Remember – Proper data migration pipeline design minimizes cross-region traffic, compresses data in transit, and schedules transfers during lower-cost windows to control these expenses.
- Bring‑your‑own‑license versus cloud marketplace subscriptions for platforms like Windows Server or SQL Server can create unexpected per‑core or per‑instance charges if terms are not audited ahead of time.
- Specialist cloud migration and FinOps expertise are in short supply. Senior consultants and architects can command hourly rates of $250–$400 in North America and Western Europe.
- Heavy reliance on proprietary, cloud‑native services can increase future switching costs and reduce negotiating power. You should assess exit strategies and portability before committing.
How to calculate cloud migration ROI: a practical framework
Cloud migration ROI compares the total business value generated over a period (often three years) against the total cost of migration and early operations.
Wishtree’s ROI modeling workshops help executive teams quantify these value drivers – productivity gains, infrastructure savings, faster time‑to‑market, reduced downtime, and lower security risk, rather than focusing on infrastructure cost reduction alone.
Executives require a defensible business case. ROI modeling quantifies the business value against total migration costs.
The simple ROI formula
ROI = (Total business value – Total migration cost) / Total migration cost
Total migration cost = Pre-Migration Costs + Execution Costs + First-year operational costs
Total business value (3-year horizon) includes:
- Developer time saved from not managing infrastructure (avg. $150k/year per senior engineer)
- Reduced hardware CapEx, data center real estate, and power/cooling
- Revenue from features shipped 40-60% faster (per AWS 2025 impact study)
- Cloud SLA-backed availability vs. on-premises outages (average downtime cost: $5,600/minute)
- Avoided breach costs (avg. $4.45M per IBM 2025 report)
A mid-sized financial services firm migrated 200 VMs. Total migration cost was $450,000. Over three years, they realized $1.2M in value (infrastructure savings + productivity + avoided downtime).
ROI = ($1,200,000 – $450,000) / $450,000 = 166%
This type of payback profile is consistent with findings from cloud providers and independent studies showing many refactored or optimized workloads reaching breakeven within 12–24 months after migration.
Organizations can further improve these returns by implementing AI-powered code optimization that identifies migration candidates where refactoring will deliver the highest operational cost savings.
How does FinOps keep cloud migration costs under control?
FinOps is the discipline that brings engineering, finance, and operations together to manage cloud spending with shared accountability.
Leading organizations enhance this discipline with AI & machine learning that continuously analyzes usage patterns, recommends rightsizing opportunities, and predicts future spend based on historical trends and business growth.

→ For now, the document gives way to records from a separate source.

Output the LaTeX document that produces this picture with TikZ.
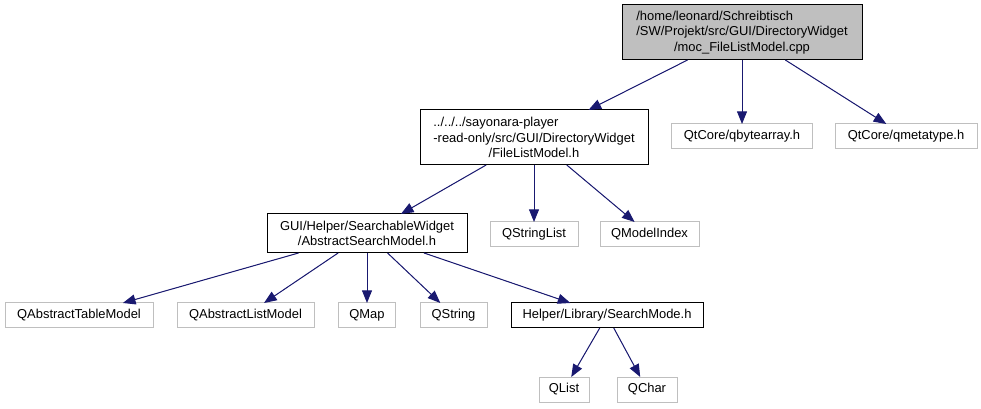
\documentclass[tikz,border=0pt]{standalone}
\usepackage{fontspec}
\usepackage{calc}
\setmainfont{Liberation Sans}
\usetikzlibrary{arrows.meta}

\definecolor{edgeblue}{HTML}{191970}
\definecolor{extgray}{HTML}{BFBFBF}
\definecolor{rootfill}{HTML}{BFBFBF}

\tikzset{
  box/.style={draw, line width=0.75pt, inner sep=0pt, outer sep=0pt,
    align=center, font=\fontsize{9.7pt}{11.6pt}\selectfont},
  doc/.style={box, draw=black},
  ext/.style={box, draw=extgray},
  dep/.style={-{Triangle[length=9.5pt,width=7.5pt]}, draw=edgeblue, fill=edgeblue, line width=0.75pt},
}

\begin{document}
\begin{tikzpicture}[x=0.75pt, y=-0.75pt]
  \useasboundingbox (0,0) rectangle (981,409);

  % top level
  \node[doc, fill=rootfill, minimum width=180pt, minimum height=41.25pt] (root) at (742,32.5)
    {\makebox[\widthof{/SW/Projekt/src/GUI/DirectoryWidget}][l]{/home/leonard/Schreibtisch}\\/SW/Projekt/src/GUI/DirectoryWidget\\/moc\_FileListModel.cpp};

  % second level
  \node[doc, minimum width=171pt, minimum height=41.25pt] (flm) at (534,137.5)
    {\makebox[\widthof{-read-only/src/GUI/DirectoryWidget}][l]{../../../sayonara-player}\\-read-only/src/GUI/DirectoryWidget\\/FileListModel.h};
  \node[ext, minimum width=105.75pt, minimum height=18.75pt] (qba) at (742,136.5) {QtCore/qbytearray.h};
  \node[ext, minimum width=106.5pt, minimum height=18.75pt] (qmt) at (906,136.5) {QtCore/qmetatype.h};

  % third level
  \node[doc, minimum width=150pt, minimum height=29.25pt] (asm) at (367,233.5)
    {GUI/Helper/SearchableWidget\\/AbstractSearchModel.h};
  \node[ext, minimum width=66pt, minimum height=18.75pt] (qsl) at (534,234.5) {QStringList};
  \node[ext, minimum width=74.25pt, minimum height=18.75pt] (qmi) at (649.5,234.5) {QModelIndex};

  % fourth level
  \node[ext, minimum width=111pt, minimum height=18.75pt] (qatm) at (79,315.5) {QAbstractTableModel};
  \node[ext, minimum width=102.75pt, minimum height=18.75pt] (qalm) at (245.5,315.5) {QAbstractListModel};
  \node[ext, minimum width=42.75pt, minimum height=18.75pt] (qmap) at (367,315.5) {QMap};
  \node[ext, minimum width=50.25pt, minimum height=18.75pt] (qstr) at (453.5,315.5) {QString};
  \node[doc, minimum width=144pt, minimum height=18.75pt] (smode) at (607,315.5) {Helper/Library/SearchMode.h};

  % fifth level
  \node[ext, minimum width=37.5pt, minimum height=18.75pt] (qlist) at (564,389.5) {QList};
  \node[ext, minimum width=45pt, minimum height=18.75pt] (qchar) at (647,389.5) {QChar};

  % includes
  \draw[dep] (root) -- (flm);
  \draw[dep] (root) -- (qba);
  \draw[dep] (root) -- (qmt);
  \draw[dep] (flm) -- (asm);
  \draw[dep] (flm) -- (qsl);
  \draw[dep] (flm) -- (qmi);
  \foreach \t in {qatm,qalm,qmap,qstr,smode}
    \draw[dep] (asm) -- (\t);
  \draw[dep] (smode) -- (qlist);
  \draw[dep] (smode) -- (qchar);
\end{tikzpicture}
\end{document}
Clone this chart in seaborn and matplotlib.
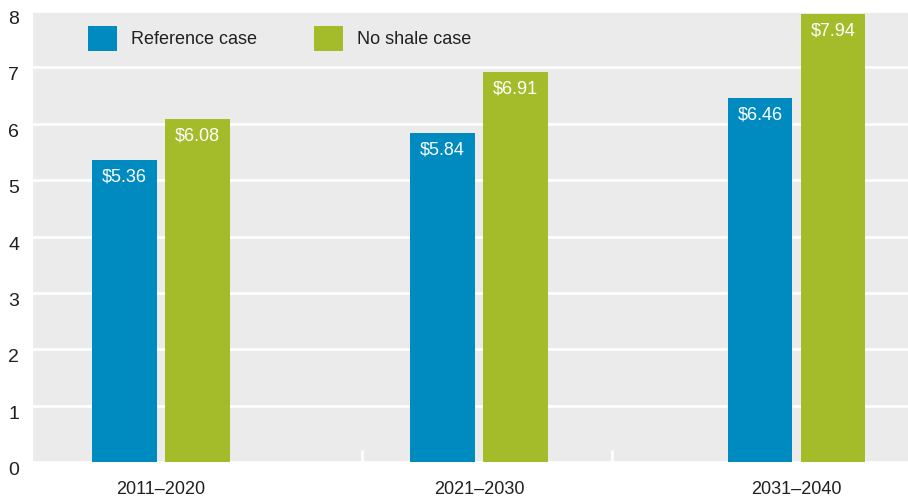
import pandas as pd
import matplotlib.pyplot as plt
import seaborn as sns

# 10년 단위 기간별 평균 가격 (달러)
periods = ['2011–2020', '2021–2030', '2031–2040']
reference_case = [5.36, 5.84, 6.46]
no_shale_case = [6.08, 6.91, 7.94]
series_names = ['Reference case', 'No shale case']
y_ticks = [0, 1, 2, 3, 4, 5, 6, 7, 8]

df = pd.DataFrame({
    'period': periods * 2,
    'case': [series_names[0]] * 3 + [series_names[1]] * 3,
    'value': reference_case + no_shale_case,
})

sns.set_style('white')
plt.rcParams['font.family'] = ['Liberation Sans', 'DejaVu Sans']
text_col = '#231f20'

fig = plt.figure(figsize=(9.08, 4.99), dpi=100)
ax = fig.add_axes([0.0363, 0.0741, 0.9637, 0.9039])
ax.set_facecolor('#ebebeb')

sns.barplot(data=df, x='period', y='value', hue='case',
            palette=['#008bc0', '#a4bc2a'], width=0.46, gap=0.12,
            saturation=1, linewidth=0, ax=ax)

# 막대 안쪽 위에 흰색 값 표시
for cont in ax.containers:
    for bar in cont:
        h = bar.get_height()
        ax.annotate(f'${h:.2f}', (bar.get_x() + bar.get_width() / 2, h),
                    xytext=(0, -6), textcoords='offset points',
                    ha='center', va='top', color='white', fontsize=13)

ax.set_ylim(0, 8)
ax.set_xlim(-0.403, 2.35)
ax.set_yticks(y_ticks)
ax.yaxis.grid(True, color='white', linewidth=2)
ax.set_axisbelow(True)
ax.tick_params(axis='y', length=0, pad=10, labelsize=14, labelcolor=text_col)
for lab in ax.get_yticklabels():
    lab.set_va('top')
ax.tick_params(axis='x', length=0, pad=14, labelsize=13, labelcolor=text_col)
# 그룹 구분용 짧은 흰 눈금
ax.set_xticks([0.633, 1.42], minor=True)
ax.tick_params(axis='x', which='minor', bottom=True, direction='in',
               length=9, width=2, color='white')
ax.set_xlabel('')
ax.set_ylabel('')
for s in ax.spines.values():
    s.set_visible(False)

ax.legend(loc='upper left', bbox_to_anchor=(0.063, 0.967), frameon=False, ncol=2,
          fontsize=13, handlelength=1.6, handleheight=1.8, handletextpad=0.75,
          columnspacing=3.2, borderpad=0, borderaxespad=0, labelcolor=text_col)

fig.savefig('out.png', dpi=100)
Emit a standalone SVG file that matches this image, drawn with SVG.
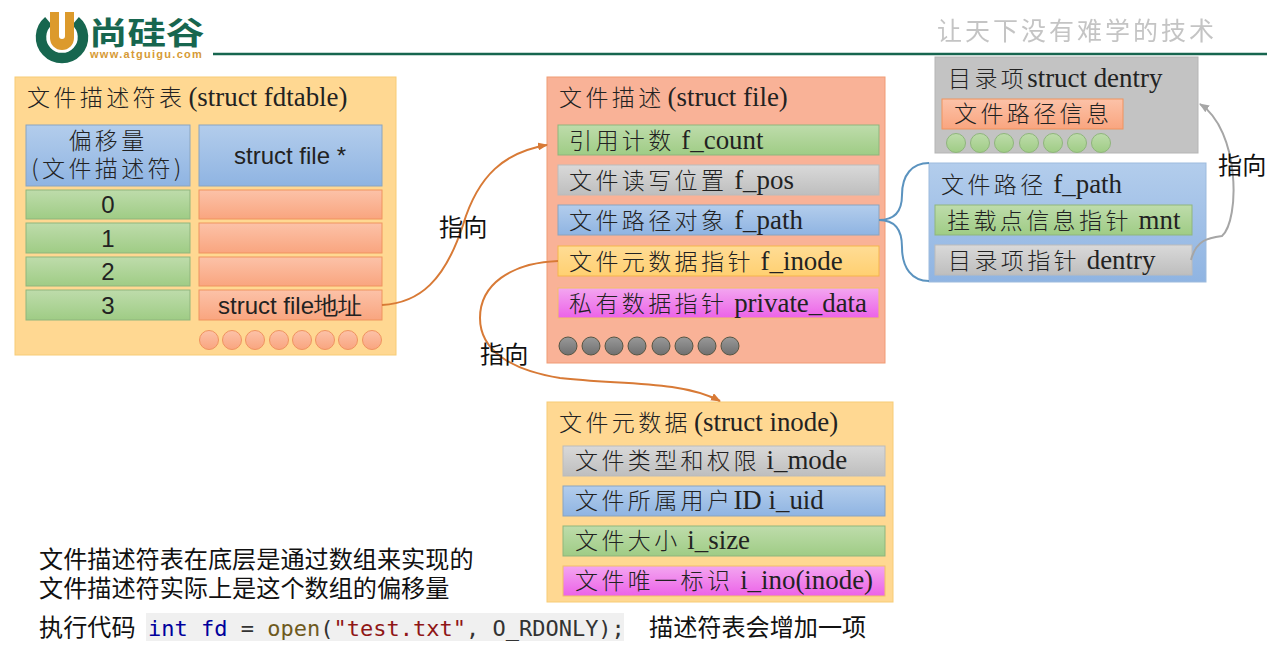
<svg xmlns="http://www.w3.org/2000/svg" width="1267" height="652" viewBox="0 0 1267 652">
<defs>
<linearGradient id="gb" x1="0" y1="0" x2="0" y2="1"><stop offset="0" stop-color="#b3cdec"/><stop offset="1" stop-color="#8fb4e2"/></linearGradient>
<linearGradient id="gg" x1="0" y1="0" x2="0" y2="1"><stop offset="0" stop-color="#bedcab"/><stop offset="1" stop-color="#9fcc85"/></linearGradient>
<linearGradient id="go" x1="0" y1="0" x2="0" y2="1"><stop offset="0" stop-color="#fcc2a8"/><stop offset="1" stop-color="#f9a57f"/></linearGradient>
<linearGradient id="gy" x1="0" y1="0" x2="0" y2="1"><stop offset="0" stop-color="#d9d9d9"/><stop offset="1" stop-color="#bebebe"/></linearGradient>
<linearGradient id="gm" x1="0" y1="0" x2="0" y2="1"><stop offset="0" stop-color="#f3a6f0"/><stop offset="1" stop-color="#ec62e8"/></linearGradient>
<linearGradient id="gl" x1="0" y1="0" x2="0" y2="1"><stop offset="0" stop-color="#ffdc95"/><stop offset="1" stop-color="#ffd071"/></linearGradient>
<linearGradient id="gd" x1="0" y1="0" x2="0" y2="1"><stop offset="0" stop-color="#999"/><stop offset="1" stop-color="#707070"/></linearGradient>
<marker id="ao" markerWidth="10" markerHeight="8" refX="9" refY="4" orient="auto" markerUnits="userSpaceOnUse"><path d="M0 0L10 4L0 8Z" fill="#d87a36"/></marker>
<marker id="ag" markerWidth="10" markerHeight="8" refX="9" refY="4" orient="auto" markerUnits="userSpaceOnUse"><path d="M0 0L10 4L0 8Z" fill="#a6a6a6"/></marker>
<filter id="soft" x="-5%" y="-20%" width="110%" height="140%"><feGaussianBlur stdDeviation="0.7"/></filter>
</defs>
<style>
text{fill:#222}
.s{font-family:"Liberation Serif","Noto Sans CJK SC",serif;font-size:26.9px}
.c{font-family:"Noto Sans CJK SC",sans-serif;font-size:23px;letter-spacing:3.4px;font-weight:300}
.a{font-family:"Liberation Sans",Arial,sans-serif;font-size:24px;text-anchor:middle}
.z{font-family:"Noto Sans CJK SC",sans-serif;font-size:24.15px;fill:#111}
.bl{fill:url(#gb);stroke:#8aa4bf}
.gr{fill:url(#gg);stroke:#8fb57c}
.or{fill:url(#go);stroke:#f0935f}
.gy{fill:url(#gy);stroke:#bbb}
.ma{fill:url(#gm);stroke:#f2c069}
.ye{fill:url(#gl);stroke:#f5b54c}
.cu{fill:none;stroke-width:2}
</style>
<g id="logo">
<path d="M48.5 21A21 21 0 1 0 75.5 21" fill="none" stroke="#17664f" stroke-width="10.5"/>
<path d="M50 12H74V38A12 12 0 0 1 50 38Z" fill="#dc9a2c"/>
<path d="M59 12H65V36A3 3 0 0 1 59 36Z" fill="#fff"/>
<text transform="translate(89 44) scale(1 .8)" style="font-family:'Noto Sans CJK SC',sans-serif;font-size:38.5px;font-weight:700;fill:#17664f">尚硅谷</text>
<text x="90" y="58" style="font-family:'Liberation Sans',sans-serif;font-size:11px;font-weight:700;letter-spacing:1.3px;fill:#d69a35">www.atguigu.com</text>
</g>
<path id="header-rule" d="M213 54H1267" stroke="#17664f" stroke-width="2.5"/>
<g id="slogan"><text x="937" y="40" filter="url(#soft)" style="font-family:'Noto Sans CJK SC',sans-serif;font-size:25px;letter-spacing:3px;fill:#c4c4c4">让天下没有难学的技术</text></g>

<g id="fdtable">
<rect x="15" y="77" width="381" height="278" fill="#ffd892" stroke="#f7cc76"/>
<text class="s" x="27" y="106"><tspan class="c">文件描述符表</tspan><tspan dx="3">(struct fdtable)</tspan></text>
<rect class="bl" x="26" y="125" width="164" height="61"/>
<text class="c" text-anchor="middle"><tspan x="108" y="149">偏移量</tspan><tspan x="108" y="177">(文件描述符)</tspan></text>
<rect class="bl" x="199" y="125" width="183" height="61"/>
<text class="a" x="290" y="164">struct file *</text>
<g><rect class="gr" x="26" y="190" width="164" height="29"/><text class="a" x="108" y="213">0</text></g>
<g><rect class="gr" x="26" y="223" width="164" height="30"/><text class="a" x="108" y="247">1</text></g>
<g><rect class="gr" x="26" y="257" width="164" height="29"/><text class="a" x="108" y="280">2</text></g>
<g><rect class="gr" x="26" y="290" width="164" height="30"/><text class="a" x="108" y="314">3</text></g>
<rect class="or" x="199" y="190" width="183" height="29"/>
<rect class="or" x="199" y="223" width="183" height="30"/>
<rect class="or" x="199" y="257" width="183" height="29"/>
<rect class="or" x="199" y="290" width="183" height="30"/>
<text class="a" x="290" y="314">struct file地址</text>
<g class="or">
<circle cx="209" cy="340" r="9.5"/><circle cx="232" cy="340" r="9.5"/><circle cx="255" cy="340" r="9.5"/><circle cx="279" cy="340" r="9.5"/><circle cx="302" cy="340" r="9.5"/><circle cx="325" cy="340" r="9.5"/><circle cx="348" cy="340" r="9.5"/><circle cx="372" cy="340" r="9.5"/>
</g>
</g>

<g id="file">
<rect x="547" y="77" width="338" height="286" fill="#f9b297" stroke="#f09b75"/>
<text class="s" x="559" y="106"><tspan class="c">文件描述</tspan><tspan dx="3">(struct file)</tspan></text>
<g><rect class="gr" x="558" y="125" width="321" height="30"/><text class="s" x="569" y="149"><tspan class="c">引用计数</tspan> f_count</text></g>
<g><rect class="gy" x="558" y="165" width="321" height="30"/><text class="s" x="569" y="189"><tspan class="c">文件读写位置</tspan> f_pos</text></g>
<g><rect class="bl" x="558" y="205" width="321" height="30"/><text class="s" x="569" y="229"><tspan class="c">文件路径对象</tspan> f_path</text></g>
<g><rect class="ye" x="558" y="246" width="321" height="30"/><text class="s" x="569" y="270"><tspan class="c">文件元数据指针</tspan> f_inode</text></g>
<g><rect class="ma" x="558" y="288" width="321" height="30"/><text class="s" x="569" y="312"><tspan class="c">私有数据指针</tspan> private_data</text></g>
<g fill="url(#gd)" stroke="#554">
<circle cx="568" cy="346" r="9"/><circle cx="591" cy="346" r="9"/><circle cx="614" cy="346" r="9"/><circle cx="637" cy="346" r="9"/><circle cx="661" cy="346" r="9"/><circle cx="684" cy="346" r="9"/><circle cx="707" cy="346" r="9"/><circle cx="730" cy="346" r="9"/>
</g>
</g>

<g id="dentry">
<rect x="935" y="57" width="263" height="96" fill="#c3c3c3" stroke="#b5b5b5"/>
<text class="s" x="948" y="87"><tspan class="c">目录项</tspan>struct dentry</text>
<rect class="or" x="942" y="99" width="181" height="30"/>
<text class="c" x="954" y="122">文件路径信息</text>
<g class="gr">
<circle cx="956" cy="143" r="9.5"/><circle cx="980" cy="143" r="9.5"/><circle cx="1004" cy="143" r="9.5"/><circle cx="1029" cy="143" r="9.5"/><circle cx="1053" cy="143" r="9.5"/><circle cx="1077" cy="143" r="9.5"/><circle cx="1101" cy="143" r="9.5"/>
</g>
</g>

<g id="f_path">
<rect x="929" y="163" width="277" height="119" fill="url(#gb)" stroke="#9dbbdd"/>
<text class="s" x="941" y="193"><tspan class="c">文件路径</tspan> f_path</text>
<rect class="gr" x="935" y="205" width="257" height="30"/>
<text class="s" x="947" y="229"><tspan class="c">挂载点信息指针</tspan> mnt</text>
<rect class="gy" x="935" y="245" width="257" height="30"/>
<text class="s" x="948" y="269"><tspan class="c">目录项指针</tspan> dentry</text>
</g>

<g id="inode">
<rect x="547" y="402" width="346" height="200" fill="#ffd892" stroke="#f7cc76"/>
<text class="s" x="559" y="431"><tspan class="c">文件元数据</tspan><tspan dx="3">(struct inode)</tspan></text>
<g><rect class="gy" x="563" y="446" width="322" height="30"/><text class="s" x="575" y="469"><tspan class="c">文件类型和权限</tspan> i_mode</text></g>
<g><rect class="bl" x="563" y="486" width="322" height="30"/><text class="s" x="575" y="509"><tspan class="c">文件所属用户</tspan>ID i_uid</text></g>
<g><rect class="gr" x="563" y="526" width="322" height="30"/><text class="s" x="575" y="549"><tspan class="c">文件大小</tspan> i_size</text></g>
<g><rect class="ma" x="563" y="566" width="322" height="30"/><text class="s" x="575" y="589"><tspan class="c">文件唯一标识</tspan> i_ino(inode)</text></g>
</g>

<g id="connectors">
<path class="cu" d="M382 305C420 303 445 280 463 225C478 175 505 152 547 145" stroke="#d87a36" marker-end="url(#ao)"/>
<path class="cu" d="M558 261C510 263 480 285 480 318C480 350 510 370 560 378C620 385 680 380 720 401" stroke="#d87a36" marker-end="url(#ao)"/>
<path class="cu" d="M1191 260C1196 240 1208 238 1222 236C1240 220 1240 130 1200 104" stroke="#a6a6a6" marker-end="url(#ag)"/>
<path class="cu" d="M879 220C892 220 902 214 902 195C902 175 912 163 929 163" stroke="#5b93bf"/>
<path class="cu" d="M879 220C892 220 902 226 902 247C902 268 912 281 929 281" stroke="#5b93bf"/>
</g>
<g id="labels">
<text class="z" x="439" y="236">指向</text>
<text class="z" x="480" y="363">指向</text>
<text class="z" x="1218" y="174">指向</text>
</g>
<g id="notes">
<text class="z"><tspan x="39" y="568">文件描述符表在底层是通过数组来实现的</tspan><tspan x="39" y="597">文件描述符实际上是这个数组的偏移量</tspan></text>
<text class="z" x="39" y="636">执行代码</text>
<rect x="146" y="613" width="478" height="28" fill="#f0f0f0"/>
<text x="148" y="636" style="font-family:'DejaVu Sans Mono',monospace;font-size:22px;fill:#333" xml:space="preserve"><tspan fill="#00009c">int fd</tspan> = <tspan fill="#6e5a1e">open</tspan>(<tspan fill="#8f1616">"test.txt"</tspan>, O_RDONLY);</text>
<text class="z" x="649" y="636">描述符表会增加一项</text>
</g>
</svg>
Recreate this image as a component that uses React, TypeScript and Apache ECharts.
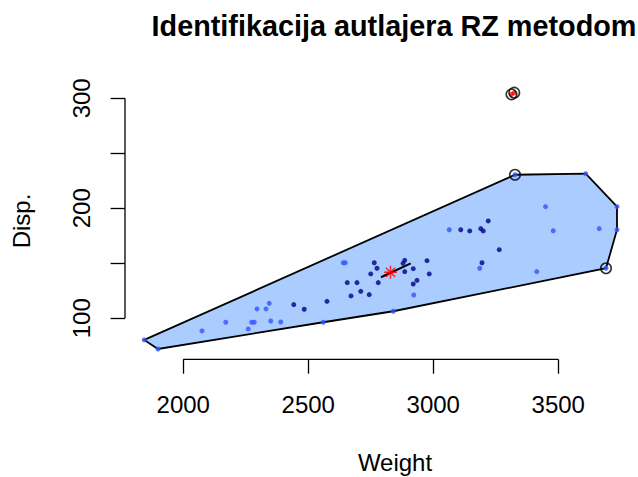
import React, { useEffect, useRef } from "react";
import * as echarts from "echarts";

// Bag (inner) points
const bagWeight = [2442, 2484, 2575, 2656, 2671, 2695, 2710, 2744, 2750, 2764, 2775, 2780, 2879, 2886, 2886, 2920, 2975, 2984, 2935, 2920, 3110, 3146, 3190, 3200, 3220, 3264, 3195];
const bagDisp = [112.4, 108.2, 115.4, 132.4, 120.3, 132.4, 124.5, 121.5, 140.3, 150.5, 145.5, 132.4, 150, 152.7, 142.4, 145.1, 152.4, 140.3, 134.5, 131.2, 180.5, 179.4, 181.5, 179.4, 188.5, 162.4, 150.5];

// Loop (outer) points
const loopWeight = [1844, 1899, 2075, 2170, 2260, 2274, 2284, 2295, 2331, 2344, 2350, 2390, 2560, 2640, 2648, 2840, 2922, 3064, 3186, 3327, 3414, 3449, 3480, 3610, 3664, 3691, 3735, 3735];
const loopDisp = [80.3, 72.1, 88.5, 96.4, 90.3, 96.4, 96.4, 108.5, 108.5, 113.6, 97.5, 96.6, 96.4, 150.5, 150.5, 106.4, 121.2, 180.5, 145.5, 230.5, 142.4, 201.5, 179.6, 231.5, 181.5, 145.5, 201.5, 180.5];

// Outliers
const outlierWeight = [3313, 3324];
const outlierDisp = [303.6, 305.1];

// Circled (identified) points
const circledWeight = [3313, 3324, 3327, 3691];
const circledDisp = [303.6, 305.1, 230.5, 145.5];

// Loop hull
const hullWeight = [1844, 3327, 3610, 3735, 3735, 3691, 2840, 2560, 1899];
const hullDisp = [80.3, 230.5, 231.5, 201.5, 180.5, 145.5, 106.4, 96.4, 72.1];

// Center (Tukey median) and segment
const centerWeight = [2829];
const centerDisp = [141.8];
const segmentWeight = [2791, 2910];
const segmentDisp = [137.3, 150];

// Ticks
const xTicks = [2000, 2500, 3000, 3500];
const yTicks = [100, 150, 200, 250, 300];
const yLabels = [100, 200, 300];

const X_MIN = 1767;
const X_MAX = 3927;
const Y_MIN = 62.7;
const Y_MAX = 314.3;

const FONT = "'Liberation Sans', Arial, Helvetica, sans-serif";

const zip = (a: number[], b: number[]) => a.map((v, i) => [v, b[i]]);

export default function App() {
  const ref = useRef<HTMLDivElement>(null);
  useEffect(() => {
    if (!ref.current) return;
    const chart = echarts.init(ref.current, undefined, { renderer: "svg" });
    const option: any = {
      animation: false,
      backgroundColor: "#ffffff",
      title: {
        text: "Identifikacija autlajera RZ metodom",
        left: 394,
        top: 11,
        textAlign: "center",
        padding: 0,
        textStyle: { fontSize: 28.8, fontWeight: "bold", color: "#000", fontFamily: FONT },
      },
      grid: { left: 125, right: -27, top: 82.6, bottom: 117.7, containLabel: false, outerBoundsMode: "none" },
      xAxis: {
        type: "value",
        min: X_MIN,
        max: X_MAX,
        axisLine: { show: false },
        splitLine: { show: false },
        axisTick: { show: true, customValues: xTicks, length: 14.4, lineStyle: { color: "#000", width: 1.3 } },
        axisLabel: {
          customValues: xTicks,
          formatter: (v: number) => String(v),
          margin: 33,
          fontSize: 24,
          color: "#000",
          fontFamily: FONT,
        },
        name: "Weight",
        nameLocation: "middle",
        nameGap: 91,
        nameTextStyle: { fontSize: 24, color: "#000", fontFamily: FONT },
      },
      yAxis: {
        type: "value",
        min: Y_MIN,
        max: Y_MAX,
        axisLine: { show: false },
        splitLine: { show: false },
        axisTick: { show: true, customValues: yTicks, length: 14.4, lineStyle: { color: "#000", width: 1.3 } },
        axisLabel: {
          customValues: yLabels,
          formatter: (v: number) => String(v),
          rotate: 90,
          margin: 32,
          fontSize: 24,
          color: "#000",
          fontFamily: FONT,
        },
        name: "Disp.",
        nameLocation: "middle",
        nameGap: 92,
        nameTextStyle: { fontSize: 24, color: "#000", fontFamily: FONT },
      },
      series: [
        {
          type: "custom",
          silent: true,
          clip: false,
          z: 1,
          data: [[hullWeight[0], hullDisp[0]]],
          renderItem: (_params: any, api: any) => {
            const pts = hullWeight.map((w, i) => api.coord([w, hullDisp[i]]));
            return {
              type: "polygon",
              shape: { points: pts },
              style: { fill: "#aaccff", stroke: "#000", lineWidth: 1.8 },
            };
          },
        },
        {
          type: "line",
          silent: true,
          clip: false,
          symbol: "none",
          z: 2,
          data: [[xTicks[0], Y_MIN], [xTicks[xTicks.length - 1], Y_MIN]],
          lineStyle: { color: "#000", width: 1.3 },
        },
        {
          type: "line",
          silent: true,
          clip: false,
          symbol: "none",
          z: 2,
          data: [[X_MIN, yTicks[0]], [X_MIN, yTicks[yTicks.length - 1]]],
          lineStyle: { color: "#000", width: 1.3 },
        },
        {
          type: "scatter",
          silent: true,
          z: 3,
          symbol: "circle",
          symbolSize: 5,
          data: zip(loopWeight, loopDisp),
          itemStyle: { color: "#3355ff" },
        },
        {
          type: "scatter",
          silent: true,
          z: 3,
          symbol: "circle",
          symbolSize: 5,
          data: zip(bagWeight, bagDisp),
          itemStyle: { color: "#000088" },
        },
        {
          type: "scatter",
          silent: true,
          z: 3,
          symbol: "circle",
          symbolSize: 5,
          data: zip(outlierWeight, outlierDisp),
          itemStyle: { color: "#ff0000" },
        },
        {
          type: "line",
          silent: true,
          clip: false,
          symbol: "none",
          z: 4,
          data: zip(segmentWeight, segmentDisp),
          lineStyle: { color: "#000", width: 2 },
        },
        {
          type: "scatter",
          silent: true,
          z: 5,
          symbol: "path://M6 0L6 12M0 6L12 6M1.76 1.76L10.24 10.24M1.76 10.24L10.24 1.76",
          symbolSize: 13,
          data: zip(centerWeight, centerDisp),
          itemStyle: { color: "none", borderColor: "#ff0000", borderWidth: 1.5 },
        },
        {
          type: "scatter",
          silent: true,
          z: 5,
          symbol: "circle",
          symbolSize: 10.5,
          data: zip(circledWeight, circledDisp),
          itemStyle: { color: "none", borderColor: "#000", borderWidth: 1.6 },
        },
      ],
    };
    chart.setOption(option);
    return () => chart.dispose();
  }, []);
  return (
    <div
      ref={ref}
      style={{ position: "fixed", left: 0, top: 0, width: 638, height: 477, background: "#fff" }}
    />
  );
}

These are, precisely, the capabilities Wishtree integrates into post-migration managed services.
State of FinOps research shows waste reduction and workload optimization remain the top priorities, with many organizations achieving double‑digit cost savings in the first 12–18 months of a structured FinOps program.
Core FinOps practices for migration
- Set hard spending limits at the account or project level using cloud provider tools (AWS Budgets, Azure Cost Management)
- Enforce consistent resource tagging (e.g., CostCenter, Environment, Owner) to enable accurate cost allocation and chargebacks
- Commit to 1- or 3-year terms for baseline workloads, saving 40–70% compared to on-demand rates
- AWS Savings Plans and Azure Savings Plans offer flexibility across instance families while still providing significant discounts
- Establish a Cloud Center of Excellence (CCoE) with representatives from finance, engineering, and operations to review spending weekly
Build a cost-intelligent cloud migration strategy with Wishtree Technologies
Organizations that treat cloud migration cost analysis as a strategic discipline, guided by experienced partners like Wishtree, and not a one-time estimate – achieve 40% higher ROI than those taking a reactive approach.
Contact us today for a no‑obligation cloud migration assessment today to build your data-driven migration budget. It will survive contact with the CFO for sure!
FAQs
How much does cloud migration cost in 2026?
According to Gartner, the average cloud migration costs $300,000–$500,000 for a typical mid-sized enterprise (200–500 servers). But this varies based on application complexity, data volume, and chosen migration strategy. A simple rehost costs less upfront but often results in 2–3x higher long-term operational expenses than refactoring.
What are the biggest hidden costs?
The three largest hidden costs are:
1) Inter-region data transfer fees, which can account for 15–25% of the monthly bill if unoptimized
2) Licensing mismatches, particularly for Microsoft and Oracle workloads
3) The skills gap, requiring premium rates for cloud architects and FinOps practitioners.
Is refactoring more expensive than rehosting?
Refactoring requires 3-5x higher upfront investment than rehosting. However, a 2025 AWS study found refactored workloads have a 40% lower total cost of ownership over three years due to automated scaling, reduced management overhead, and better resource utilization. The breakeven point is typically 12–18 months post-migration.
How long does cloud migration ROI take?
Most organizations achieve positive ROI within 18–24 months. Quick wins come from decommissioning data centers (6–12 months), while full transformation ROI, including agility gains and innovation velocity – materializes in years 2–3.
How can FinOps reduce cloud spending?
Mature FinOps practices reduce cloud waste by 30-50% within the first year. You too can achieve this through continuous rightsizing, taking advantage of spot instances and commitments. You must establish a culture of cost accountability in your enterprise where engineers optimize as they build.